Sunday, October 7, 2007

Free Trade: Good or Bad


What Free Trade Really Means

Jeffrey Herbener

The Role of Government

All that government need do to foster wealth creation is protect private property and contract. By enforcing a legal code requiring restitution by criminals to property owners for theft, fraud, and other violations, government is using its power to foster trade.

When using its power to violate property and contract, however, government is managing trade. Domestically, such a policy is called regulation; internationally, it is called mercantilism. Or it was, until recently, when apologists have taken to calling it “free trade.” Both NAFTA and the
Uruguay round of GATT were widely but mistakenly called free-trade agreements.

Similarly, the ink was barely dry on the Constitution when the Hamiltonians began to embody their view that centralizing, i.e., monopolizing, power over money and both interstate and international trade in the national government should be the fountainhead of a system of domestic regulation and international mercantilism.

Instead of adopting either a gold or a silver standard as a free market would, Congress opted for the Hamilton-Jefferson bimetallic standard, an unworkable hybrid that vacillates between gold and silver. Worse yet, the legality of banking with fractional reserve notes and the imposition of the Hamiltonian central bank were accepted.

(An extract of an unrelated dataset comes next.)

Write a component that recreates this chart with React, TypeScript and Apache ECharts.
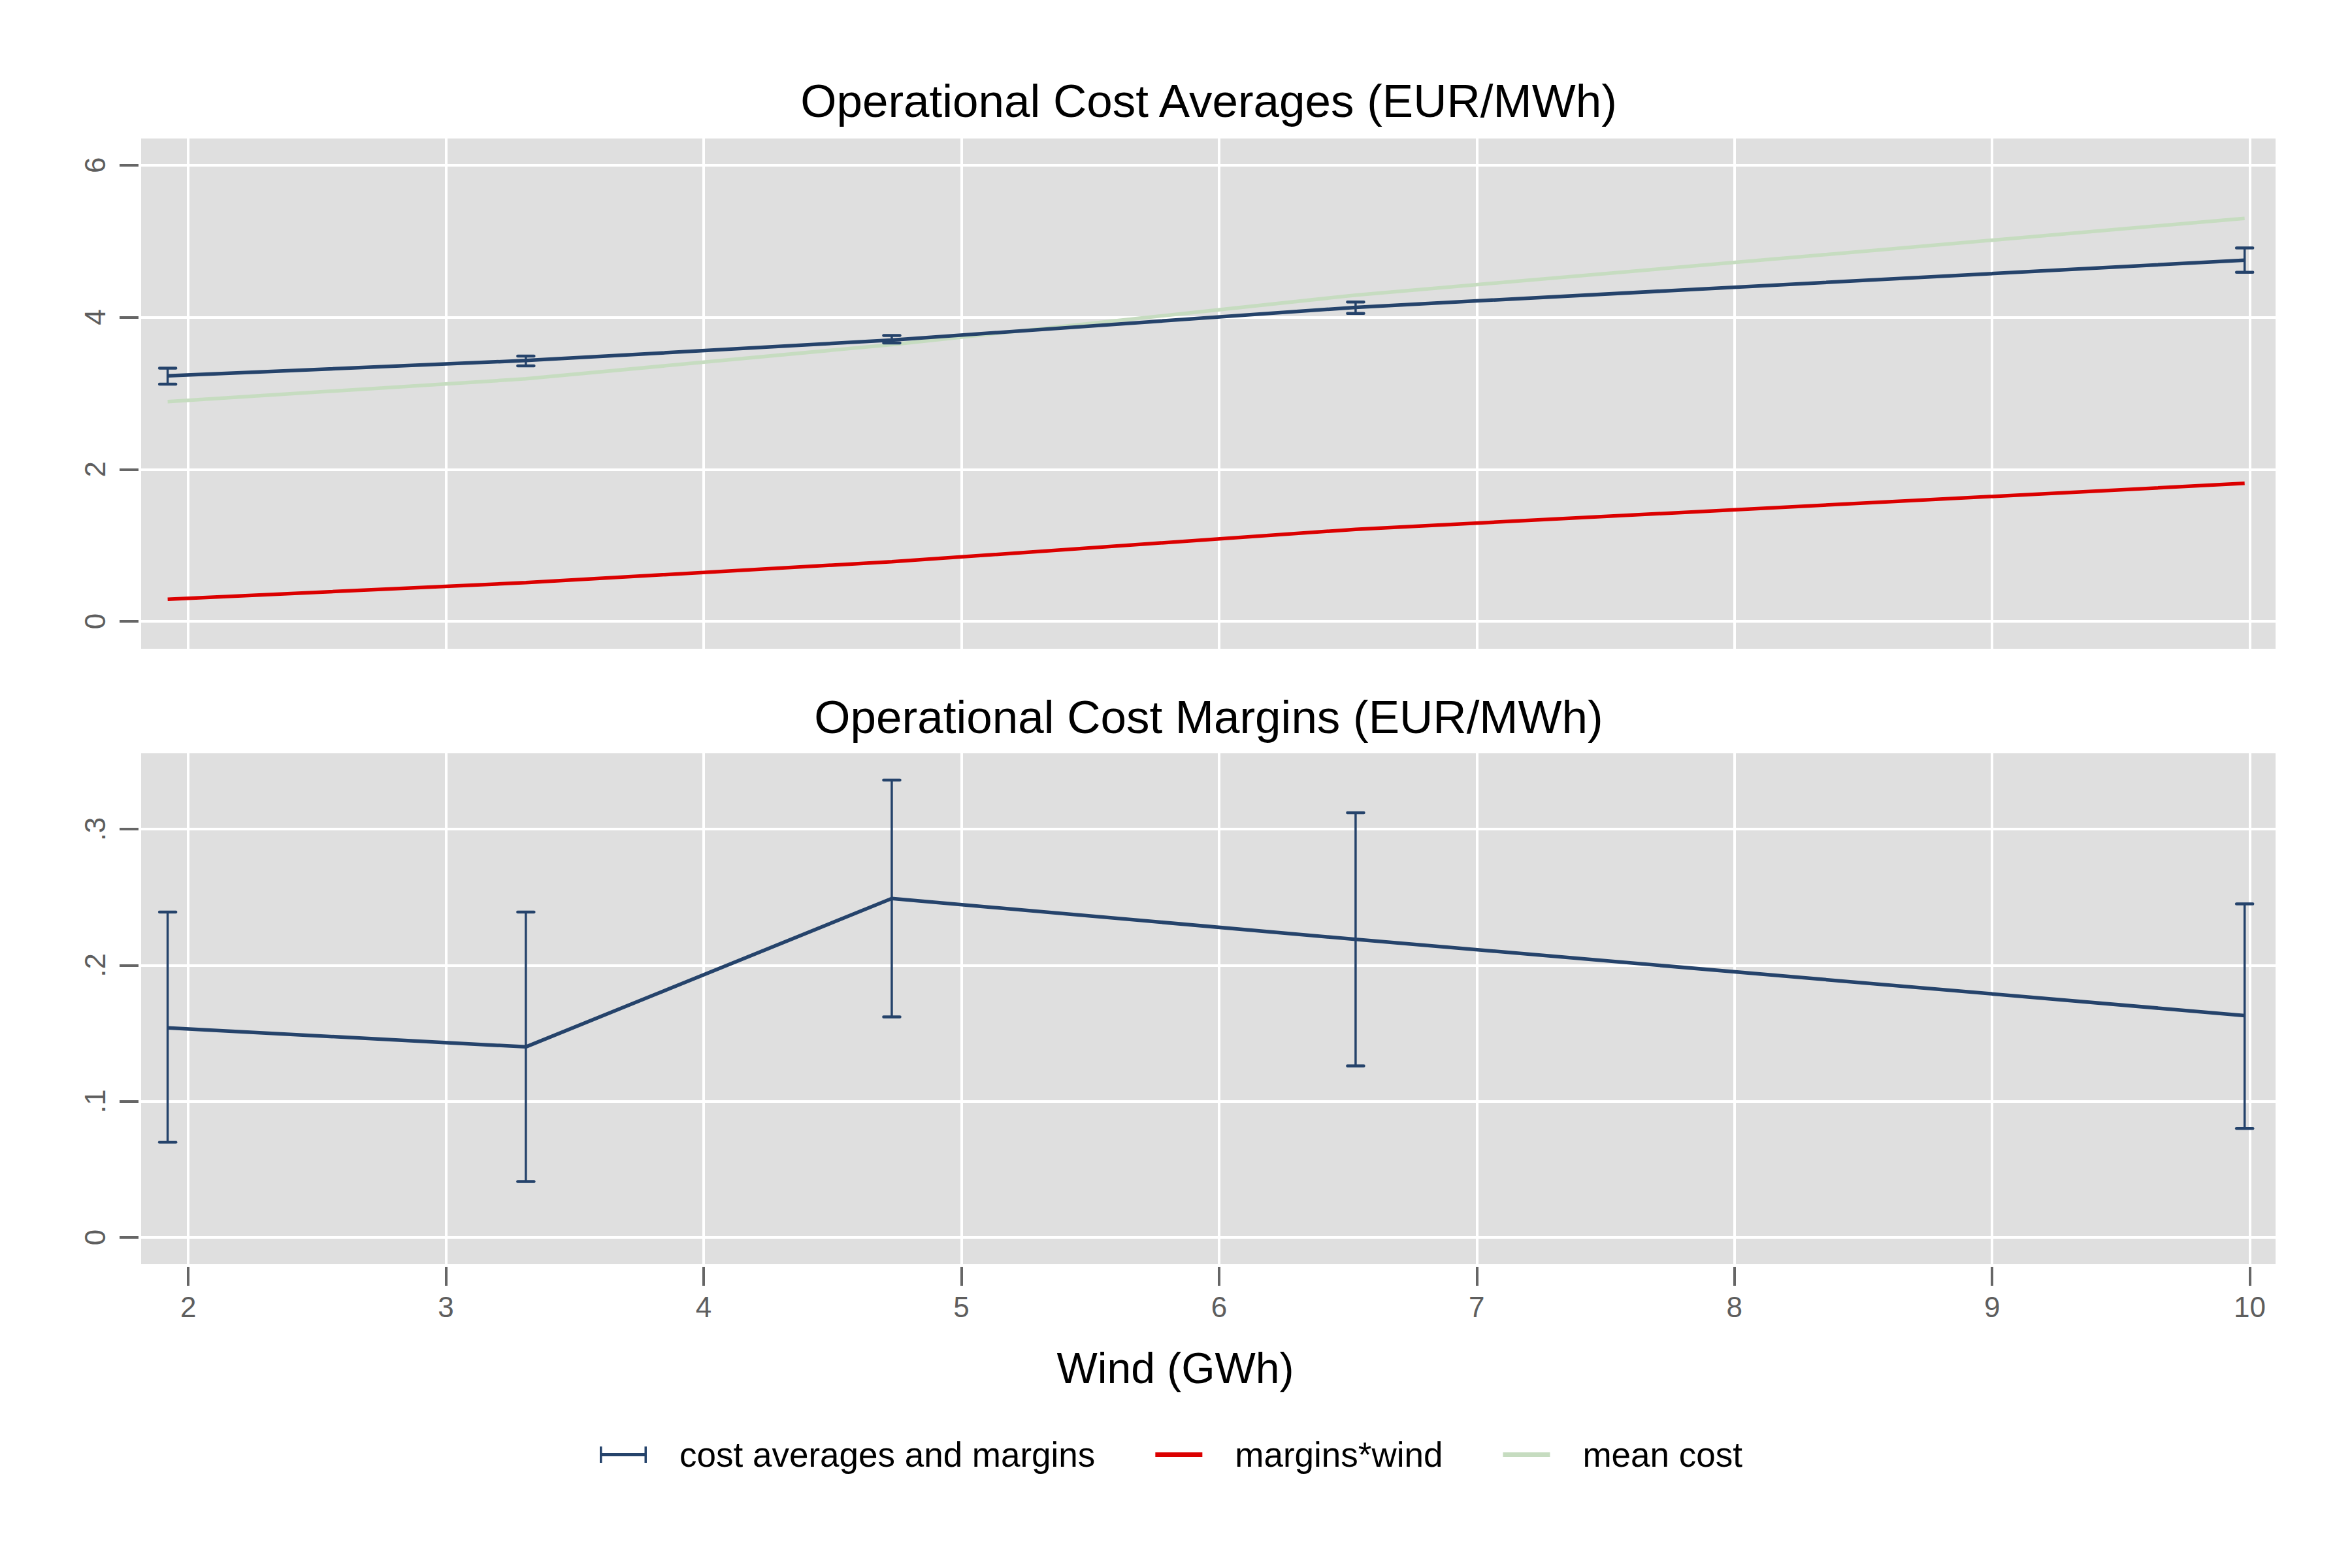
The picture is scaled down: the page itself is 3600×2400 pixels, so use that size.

Later, as Civil War emergency measures, the national government issued fiat paper money, forced its acceptance with legal tender laws, and established a federal regulatory system for banks in the National Banking System. This halfway-house to total national government control over money and banking was completed with the Federal Reserve System, which has given us the chronic inflation and business cycles of the twentieth century.


A False Dilemma

Whether or not the full exercise of national power over money in the Fed has been better than the devolution of that power in the states is an open question. But the dilemma the Founders saw is false. The way of escaping the detrimental consequences of power centralized in the national government or decentralized in the states is to choose the free market. To argue that such power cannot be denied to government is to surrender to despotism. The concept of limited government necessarily implies that valuable powers can be denied to government.

In monetary affairs this means government protection of, and absence of intervention into, private property and contract in money production. Entrepreneurs left to their own devices, within a system of private property protection, will best satisfy consumers with a pure gold standard—money as gold coin and notes and deposits 100 percent backed by gold. Such a system provides the benefits of uniform money without the drawbacks of arbitrary inflation…

... The free market, based on protection of private property, will secure the blessings of liberty without government regulation of any kind, from any source.

The lessons from American history for deciding current foreign economic policy are clear. American prosperity depends on enacting a policy of free trade at home and abroad…

If Americans choose a political solution to the current international economic problems, they will face a disastrous dilemma. Maintaining the status quo forces
America into the same role as one of the original 13 states in the late eighteenth century. We will continue to suffer the ills of managed trade: trade wars, balance of payments deficits, currency devaluations, and stagnating standards of living. Accepting the logic of centralizing political power, as with the GATT-created World Trade Organization, will lead to international regulation. Supranational institutions will come to command the economies of different countries in the way that the national government came to command the economies of the various states.

We must heed the lesson that so many Americans have paid so dearly in liberty and prosperity for us to learn.
America must reject the false dilemma of managed versus regulated trade and choose free trade. That means that government at all levels must step aside and allow markets to work.